> Required task: Write out the entire listing below exactly as it appears, minus any pictures.
-- BEGIN Material --
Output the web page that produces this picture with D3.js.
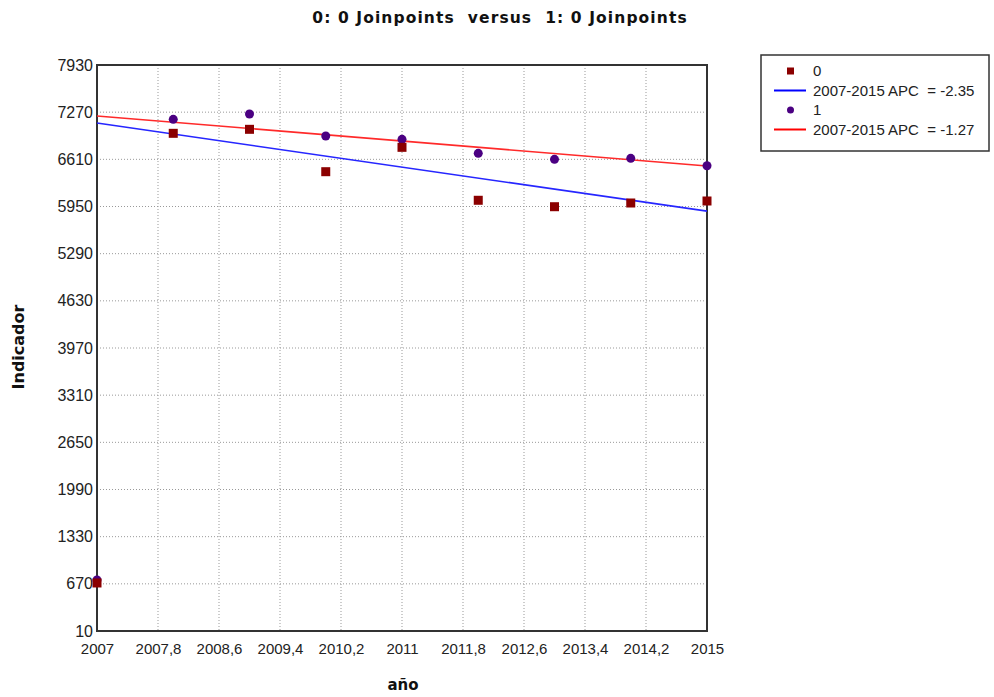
<!DOCTYPE html>
<html>
<head>
<meta charset="utf-8">
<script src="https://cdn.jsdelivr.net/npm/d3@7"></script>
<style>
  body { margin: 0; background: #fff; }
  svg { display: block; font-family: "Liberation Sans", Arial, sans-serif; }
  text { white-space: pre; }
</style>
</head>
<body>
<svg width="994" height="697"></svg>
<script>
var years = [2007, 2008, 2009, 2010, 2011, 2012, 2013, 2014, 2015];
var group0 = [682, 6974, 7030, 6437, 6778, 6037, 5947, 5999, 6027];
var group1 = [724, 7170, 7244, 6937, 6890, 6694, 6610, 6624, 6521];
// fitted segment endpoints (2007, 2015)
var fit0 = [7118, 5885];
var fit1 = [7216, 6516];
var fitYears = [2007, 2015];
var yTicks = [10, 670, 1330, 1990, 2650, 3310, 3970, 4630, 5290, 5950, 6610, 7270, 7930];
var xTicks = [2007, 2007.8, 2008.6, 2009.4, 2010.2, 2011, 2011.8, 2012.6, 2013.4, 2014.2, 2015];
var legendLabels = ["0", "2007-2015 APC  = -2.35", "1", "2007-2015 APC  = -1.27"];

var svg = d3.select("svg");

var x = d3.scaleLinear().domain([2007, 2015]).range([97, 707]);
var y = d3.scaleLinear().domain([10, 7930]).range([631, 65]);

// grid
var grid = svg.append("g").attr("class", "grid");
grid.selectAll("line.v")
    .data(xTicks.slice(1, -1))
    .enter().append("line")
    .attr("x1", function(d) { return x(d); })
    .attr("x2", function(d) { return x(d); })
    .attr("y1", y(7930))
    .attr("y2", y(10))
    .attr("stroke", "#999")
    .attr("stroke-dasharray", "1,2");
grid.selectAll("line.h")
    .data(yTicks.slice(1, -1))
    .enter().append("line")
    .attr("x1", x(2007))
    .attr("x2", x(2015))
    .attr("y1", function(d) { return y(d); })
    .attr("y2", function(d) { return y(d); })
    .attr("stroke", "#999")
    .attr("stroke-dasharray", "1,2");

// axes
var xAxis = d3.axisBottom(x).tickValues(xTicks).tickSize(0).tickPadding(12)
    .tickFormat(function(d) { return String(+d.toFixed(1)).replace(".", ","); });
var yAxis = d3.axisLeft(y).tickValues(yTicks).tickSize(0).tickPadding(4)
    .tickFormat(function(d) { return String(d); });

var gx = svg.append("g").attr("transform", "translate(0,631)").call(xAxis);
var gy = svg.append("g").attr("transform", "translate(97,0)").call(yAxis);
[gx, gy].forEach(function(g) {
    g.select(".domain").remove();
    g.selectAll("text")
        .attr("font-family", "'Liberation Sans', Arial, sans-serif")
        .attr("font-size", 15)
        .attr("fill", "#222");
});
gy.selectAll("text").attr("font-size", 16);

// frame
svg.append("rect")
    .attr("x", x(2007))
    .attr("y", y(7930))
    .attr("width", x(2015) - x(2007))
    .attr("height", y(10) - y(7930))
    .attr("fill", "none")
    .attr("stroke", "#333")
    .attr("stroke-width", 2);

// fitted lines
var line = d3.line()
    .x(function(d) { return x(d[0]); })
    .y(function(d) { return y(d[1]); });

svg.append("path")
    .datum(d3.zip(fitYears, fit0))
    .attr("d", line)
    .attr("fill", "none")
    .attr("stroke", "#2626ff")
    .attr("stroke-width", 1.6);
svg.append("path")
    .datum(d3.zip(fitYears, fit1))
    .attr("d", line)
    .attr("fill", "none")
    .attr("stroke", "#ff2a2a")
    .attr("stroke-width", 1.6);

// points
svg.selectAll("circle.g1")
    .data(d3.zip(years, group1))
    .enter().append("circle")
    .attr("cx", function(d) { return x(d[0]); })
    .attr("cy", function(d) { return y(d[1]); })
    .attr("r", 4.5)
    .attr("fill", "#4b0082");
svg.selectAll("rect.g0")
    .data(d3.zip(years, group0))
    .enter().append("rect")
    .attr("x", function(d) { return x(d[0]) - 4.5; })
    .attr("y", function(d) { return y(d[1]) - 4.5; })
    .attr("width", 9)
    .attr("height", 9)
    .attr("fill", "#8b0000");

// title and axis labels
svg.append("text")
    .attr("x", 500).attr("y", 23)
    .attr("text-anchor", "middle")
    .attr("font-family", "'DejaVu Sans', sans-serif")
    .attr("font-weight", "bold")
    .attr("font-size", 15.5)
    .attr("letter-spacing", 1.1)
    .attr("fill", "#111")
    .text("0: 0 Joinpoints  versus  1: 0 Joinpoints");

svg.append("text")
    .attr("x", 403).attr("y", 690)
    .attr("text-anchor", "middle")
    .attr("font-family", "'DejaVu Sans', sans-serif")
    .attr("font-weight", "bold")
    .attr("font-size", 15)
    .attr("fill", "#111")
    .text("año");

svg.append("text")
    .attr("transform", "translate(24,347) rotate(-90)")
    .attr("text-anchor", "middle")
    .attr("font-family", "'DejaVu Sans', sans-serif")
    .attr("font-weight", "bold")
    .attr("font-size", 16)
    .attr("fill", "#111")
    .text("Indicador");

// legend
var lg = svg.append("g").attr("transform", "translate(761,55)");
lg.append("rect")
    .attr("width", 228).attr("height", 96)
    .attr("fill", "#fff")
    .attr("stroke", "#333")
    .attr("stroke-width", 1.5);
var rows = lg.selectAll("g.row")
    .data(legendLabels)
    .enter().append("g")
    .attr("transform", function(d, i) { return "translate(0," + (16 + i * 19.5) + ")"; });
rows.append("text")
    .attr("x", 52).attr("dy", "0.35em")
    .attr("font-size", 15)
    .attr("fill", "#222")
    .text(function(d) { return d; });
rows.filter(function(d, i) { return i === 0; }).append("rect")
    .attr("x", 26).attr("y", -3.5).attr("width", 7).attr("height", 7)
    .attr("fill", "#8b0000");
rows.filter(function(d, i) { return i === 2; }).append("circle")
    .attr("cx", 29.5).attr("r", 3.5)
    .attr("fill", "#4b0082");
rows.filter(function(d, i) { return i === 1 || i === 3; }).append("line")
    .attr("x1", 13).attr("x2", 45)
    .attr("stroke", function(d, i) { return i === 0 ? "#0000ff" : "#ff0000"; })
    .attr("stroke-width", 2);
</script>
</body>
</html>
-- END Material --
> Solution:
Output the web page that produces this picture with D3.js.
<!DOCTYPE html>
<html>
<head>
<meta charset="utf-8">
<script src="https://cdn.jsdelivr.net/npm/d3@7"></script>
<style>
  body { margin: 0; background: #fff; }
  svg { display: block; font-family: "Liberation Sans", Arial, sans-serif; }
  text { white-space: pre; }
</style>
</head>
<body>
<svg width="994" height="697"></svg>
<script>
var years = [2007, 2008, 2009, 2010, 2011, 2012, 2013, 2014, 2015];
var group0 = [682, 6974, 7030, 6437, 6778, 6037, 5947, 5999, 6027];
var group1 = [724, 7170, 7244, 6937, 6890, 6694, 6610, 6624, 6521];
// fitted segment endpoints (2007, 2015)
var fit0 = [7118, 5885];
var fit1 = [7216, 6516];
var fitYears = [2007, 2015];
var yTicks = [10, 670, 1330, 1990, 2650, 3310, 3970, 4630, 5290, 5950, 6610, 7270, 7930];
var xTicks = [2007, 2007.8, 2008.6, 2009.4, 2010.2, 2011, 2011.8, 2012.6, 2013.4, 2014.2, 2015];
var legendLabels = ["0", "2007-2015 APC  = -2.35", "1", "2007-2015 APC  = -1.27"];

var svg = d3.select("svg");

var x = d3.scaleLinear().domain([2007, 2015]).range([97, 707]);
var y = d3.scaleLinear().domain([10, 7930]).range([631, 65]);

// grid
var grid = svg.append("g").attr("class", "grid");
grid.selectAll("line.v")
    .data(xTicks.slice(1, -1))
    .enter().append("line")
    .attr("x1", function(d) { return x(d); })
    .attr("x2", function(d) { return x(d); })
    .attr("y1", y(7930))
    .attr("y2", y(10))
    .attr("stroke", "#999")
    .attr("stroke-dasharray", "1,2");
grid.selectAll("line.h")
    .data(yTicks.slice(1, -1))
    .enter().append("line")
    .attr("x1", x(2007))
    .attr("x2", x(2015))
    .attr("y1", function(d) { return y(d); })
    .attr("y2", function(d) { return y(d); })
    .attr("stroke", "#999")
    .attr("stroke-dasharray", "1,2");

// axes
var xAxis = d3.axisBottom(x).tickValues(xTicks).tickSize(0).tickPadding(12)
    .tickFormat(function(d) { return String(+d.toFixed(1)).replace(".", ","); });
var yAxis = d3.axisLeft(y).tickValues(yTicks).tickSize(0).tickPadding(4)
    .tickFormat(function(d) { return String(d); });

var gx = svg.append("g").attr("transform", "translate(0,631)").call(xAxis);
var gy = svg.append("g").attr("transform", "translate(97,0)").call(yAxis);
[gx, gy].forEach(function(g) {
    g.select(".domain").remove();
    g.selectAll("text")
        .attr("font-family", "'Liberation Sans', Arial, sans-serif")
        .attr("font-size", 15)
        .attr("fill", "#222");
});
gy.selectAll("text").attr("font-size", 16);

// frame
svg.append("rect")
    .attr("x", x(2007))
    .attr("y", y(7930))
    .attr("width", x(2015) - x(2007))
    .attr("height", y(10) - y(7930))
    .attr("fill", "none")
    .attr("stroke", "#333")
    .attr("stroke-width", 2);

// fitted lines
var line = d3.line()
    .x(function(d) { return x(d[0]); })
    .y(function(d) { return y(d[1]); });

svg.append("path")
    .datum(d3.zip(fitYears, fit0))
    .attr("d", line)
    .attr("fill", "none")
    .attr("stroke", "#2626ff")
    .attr("stroke-width", 1.6);
svg.append("path")
    .datum(d3.zip(fitYears, fit1))
    .attr("d", line)
    .attr("fill", "none")
    .attr("stroke", "#ff2a2a")
    .attr("stroke-width", 1.6);

// points
svg.selectAll("circle.g1")
    .data(d3.zip(years, group1))
    .enter().append("circle")
    .attr("cx", function(d) { return x(d[0]); })
    .attr("cy", function(d) { return y(d[1]); })
    .attr("r", 4.5)
    .attr("fill", "#4b0082");
svg.selectAll("rect.g0")
    .data(d3.zip(years, group0))
    .enter().append("rect")
    .attr("x", function(d) { return x(d[0]) - 4.5; })
    .attr("y", function(d) { return y(d[1]) - 4.5; })
    .attr("width", 9)
    .attr("height", 9)
    .attr("fill", "#8b0000");

// title and axis labels
svg.append("text")
    .attr("x", 500).attr("y", 23)
    .attr("text-anchor", "middle")
    .attr("font-family", "'DejaVu Sans', sans-serif")
    .attr("font-weight", "bold")
    .attr("font-size", 15.5)
    .attr("letter-spacing", 1.1)
    .attr("fill", "#111")
    .text("0: 0 Joinpoints  versus  1: 0 Joinpoints");

svg.append("text")
    .attr("x", 403).attr("y", 690)
    .attr("text-anchor", "middle")
    .attr("font-family", "'DejaVu Sans', sans-serif")
    .attr("font-weight", "bold")
    .attr("font-size", 15)
    .attr("fill", "#111")
    .text("año");

svg.append("text")
    .attr("transform", "translate(24,347) rotate(-90)")
    .attr("text-anchor", "middle")
    .attr("font-family", "'DejaVu Sans', sans-serif")
    .attr("font-weight", "bold")
    .attr("font-size", 16)
    .attr("fill", "#111")
    .text("Indicador");

// legend
var lg = svg.append("g").attr("transform", "translate(761,55)");
lg.append("rect")
    .attr("width", 228).attr("height", 96)
    .attr("fill", "#fff")
    .attr("stroke", "#333")
    .attr("stroke-width", 1.5);
var rows = lg.selectAll("g.row")
    .data(legendLabels)
    .enter().append("g")
    .attr("transform", function(d, i) { return "translate(0," + (16 + i * 19.5) + ")"; });
rows.append("text")
    .attr("x", 52).attr("dy", "0.35em")
    .attr("font-size", 15)
    .attr("fill", "#222")
    .text(function(d) { return d; });
rows.filter(function(d, i) { return i === 0; }).append("rect")
    .attr("x", 26).attr("y", -3.5).attr("width", 7).attr("height", 7)
    .attr("fill", "#8b0000");
rows.filter(function(d, i) { return i === 2; }).append("circle")
    .attr("cx", 29.5).attr("r", 3.5)
    .attr("fill", "#4b0082");
rows.filter(function(d, i) { return i === 1 || i === 3; }).append("line")
    .attr("x1", 13).attr("x2", 45)
    .attr("stroke", function(d, i) { return i === 0 ? "#0000ff" : "#ff0000"; })
    .attr("stroke-width", 2);
</script>
</body>
</html>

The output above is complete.